◆ **Supplied records**:
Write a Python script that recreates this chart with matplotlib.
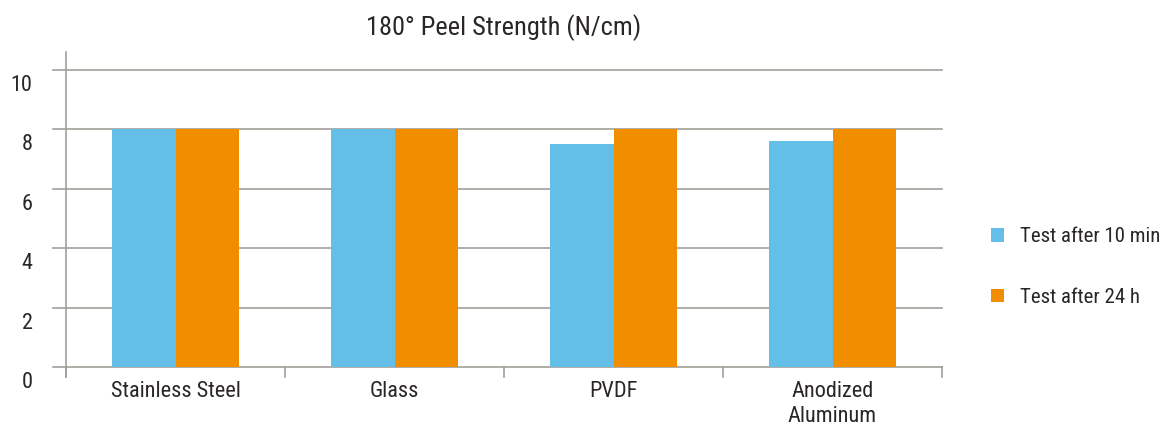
import matplotlib
matplotlib.use("Agg")
import matplotlib.pyplot as plt
from matplotlib.patches import Patch
from matplotlib.transforms import ScaledTranslation
import numpy as np

categories = ["Stainless Steel", "Glass", "PVDF", "Anodized\nAluminum"]
after_10min = [8.0, 8.0, 7.5, 7.6]
after_24h = [8.0, 8.0, 8.0, 8.0]
series_names = ["Test after 10 min", "Test after 24 h"]
yticks = [0, 2, 4, 6, 8, 10]

BLUE = "#63BEE8"
ORANGE = "#F08E00"
GRID = "#A39E9A"
TEXT = "#2b2626"

plt.rcParams["font.family"] = ["Liberation Sans Narrow", "Roboto Condensed", "DejaVu Sans"]

fig = plt.figure(figsize=(11.65, 4.28), dpi=100)
ax = fig.add_axes([66 / 1165, 61 / 428, 876 / 1165, 315 / 428])

x = np.arange(len(categories))
w = 0.288
ax.bar(x - w / 2, after_10min, w, color=BLUE, zorder=3)
ax.bar(x + w / 2, after_24h, w, color=ORANGE, zorder=3)

ax.set_xlim(-0.5, len(categories) - 0.5)
ax.set_ylim(0, 10.6)
for s in ax.spines.values():
    s.set_visible(False)

# gridlines reaching a bit left of the axis
for v in yticks:
    ax.plot([-0.56, len(categories) - 0.5], [v, v], color=GRID, lw=1.2,
            clip_on=False, zorder=1)
# left axis line
ax.plot([-0.5, -0.5], [-0.34, 10.6], color=GRID, lw=1.2, clip_on=False, zorder=2)
# category boundary ticks
for b in np.arange(-0.5, len(categories), 1.0):
    ax.plot([b, b], [0, -0.34], color=GRID, lw=1.2, clip_on=False, zorder=2)

ax.set_yticks(yticks)
ax.set_yticklabels([str(v) for v in yticks])
ax.tick_params(axis="y", length=0, pad=24, labelsize=16, labelcolor=TEXT)
off = ScaledTranslation(0, -13 / 100, fig.dpi_scale_trans)
for lab in ax.get_yticklabels():
    lab.set_transform(lab.get_transform() + off)

ax.set_xticks(x)
ax.set_xticklabels(categories, linespacing=1.25)
ax.tick_params(axis="x", length=0, pad=10, labelsize=16, labelcolor=TEXT)

ax.set_title("180° Peel Strength (N/cm)", fontsize=19, color=TEXT, pad=12)

handles = [Patch(facecolor=BLUE), Patch(facecolor=ORANGE)]
fig.legend(handles, series_names, loc="center left",
           bbox_to_anchor=(972 / 1165, 1 - 267 / 428), frameon=False,
           fontsize=15, labelcolor=TEXT, handlelength=0.65, handleheight=0.65,
           handletextpad=0.75, labelspacing=2.0)

fig.savefig("out.png", dpi=100)
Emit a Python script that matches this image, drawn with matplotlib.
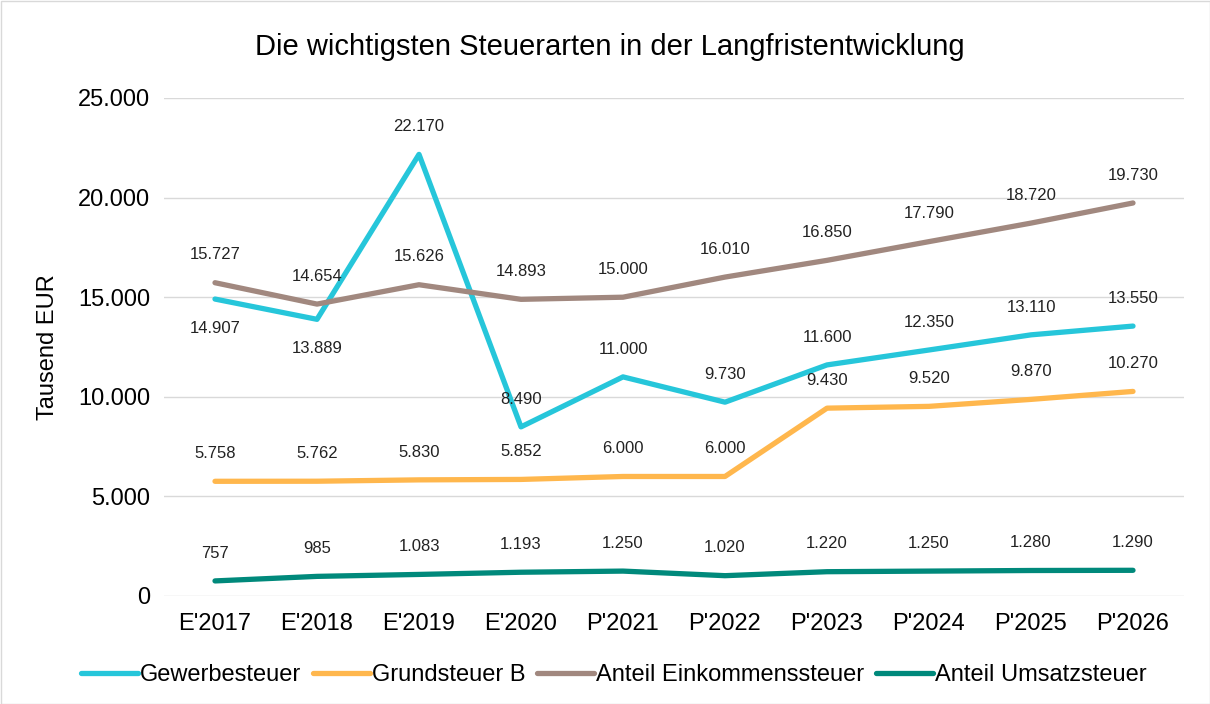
import matplotlib
matplotlib.use("Agg")
from matplotlib import pyplot as plt
from matplotlib.ticker import FuncFormatter

plt.rcParams['font.family'] = ['Liberation Sans', 'DejaVu Sans']

jahre = ["E'2017", "E'2018", "E'2019", "E'2020", "P'2021",
         "P'2022", "P'2023", "P'2024", "P'2025", "P'2026"]
gewerbe = [14907, 13889, 22170, 8490, 11000, 9730, 11600, 12350, 13110, 13550]
grund_b = [5758, 5762, 5830, 5852, 6000, 6000, 9430, 9520, 9870, 10270]
einkommen = [15727, 14654, 15626, 14893, 15000, 16010, 16850, 17790, 18720, 19730]
umsatz = [757, 985, 1083, 1193, 1250, 1020, 1220, 1250, 1280, 1290]

# labels below the line for these (series, index)
unten = {("Gewerbesteuer", 0), ("Gewerbesteuer", 1)}


def fmt(v):
    return f"{v:,.0f}".replace(",", ".")


fig = plt.figure(figsize=(12.1, 7.04), dpi=100)
ax = fig.add_axes([164 / 1210, 1 - 596 / 704, 1020 / 1210, 498 / 704])

reihen = [
    ("Gewerbesteuer", gewerbe, "#26C6DA"),
    ("Grundsteuer B", grund_b, "#FFB74D"),
    ("Anteil Einkommenssteuer", einkommen, "#A1887F"),
    ("Anteil Umsatzsteuer", umsatz, "#00897B"),
]
xs = list(range(len(jahre)))
for name, werte, farbe in reihen:
    ax.plot(xs, werte, color=farbe, lw=3.8, label=name, solid_capstyle='round')
    for i, v in enumerate(werte):
        dy = -21 if (name, i) in unten else 20
        ax.annotate(fmt(v), (i, v), xytext=(0, dy), textcoords='offset points',
                    ha='center', va='center', fontsize=12, color='#222222')

ax.set_xlim(-0.5, len(jahre) - 0.5)
ax.set_ylim(0, 25000)
ax.set_yticks(range(0, 25001, 5000))
ax.yaxis.set_major_formatter(FuncFormatter(lambda v, p: fmt(v)))
ax.set_xticks(xs)
ax.set_xticklabels(jahre)
ax.tick_params(length=0, labelsize=17, pad=12)
ax.tick_params(axis='y', pad=10)
ax.grid(axis='y', color='#d9d9d9', lw=1)
ax.set_axisbelow(True)
for s in ax.spines.values():
    s.set_visible(False)
ax.set_ylabel("Tausend EUR", fontsize=17, labelpad=14)

fig.text(610 / 1210, 1 - 47 / 704, "Die wichtigsten Steuerarten in der Langfristentwicklung",
         ha='center', va='center', fontsize=21)

fig.legend(loc='center', bbox_to_anchor=(614 / 1210, 1 - 675 / 704), ncol=4,
           frameon=False, fontsize=17, handlelength=2.4, handletextpad=0.1,
           columnspacing=0.5)

fig.patches.append(plt.Rectangle((0.5 / 1210, 0.5 / 704), 1 - 1 / 1210, 1 - 1 / 704,
                                 transform=fig.transFigure, fill=False,
                                 edgecolor='#d9d9d9', lw=1))

fig.savefig("out.png", dpi=100)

◆ **Given exercise**:
Starting at the line containing "Emit a Python" and ending at the line containing "1250, 1280, 1290]", copy those lines exactly, both included, and nothing more. Leave out any picture.

◆ **The result**:
Emit a Python script that matches this image, drawn with matplotlib.
import matplotlib
matplotlib.use("Agg")
from matplotlib import pyplot as plt
from matplotlib.ticker import FuncFormatter

plt.rcParams['font.family'] = ['Liberation Sans', 'DejaVu Sans']

jahre = ["E'2017", "E'2018", "E'2019", "E'2020", "P'2021",
         "P'2022", "P'2023", "P'2024", "P'2025", "P'2026"]
gewerbe = [14907, 13889, 22170, 8490, 11000, 9730, 11600, 12350, 13110, 13550]
grund_b = [5758, 5762, 5830, 5852, 6000, 6000, 9430, 9520, 9870, 10270]
einkommen = [15727, 14654, 15626, 14893, 15000, 16010, 16850, 17790, 18720, 19730]
umsatz = [757, 985, 1083, 1193, 1250, 1020, 1220, 1250, 1280, 1290]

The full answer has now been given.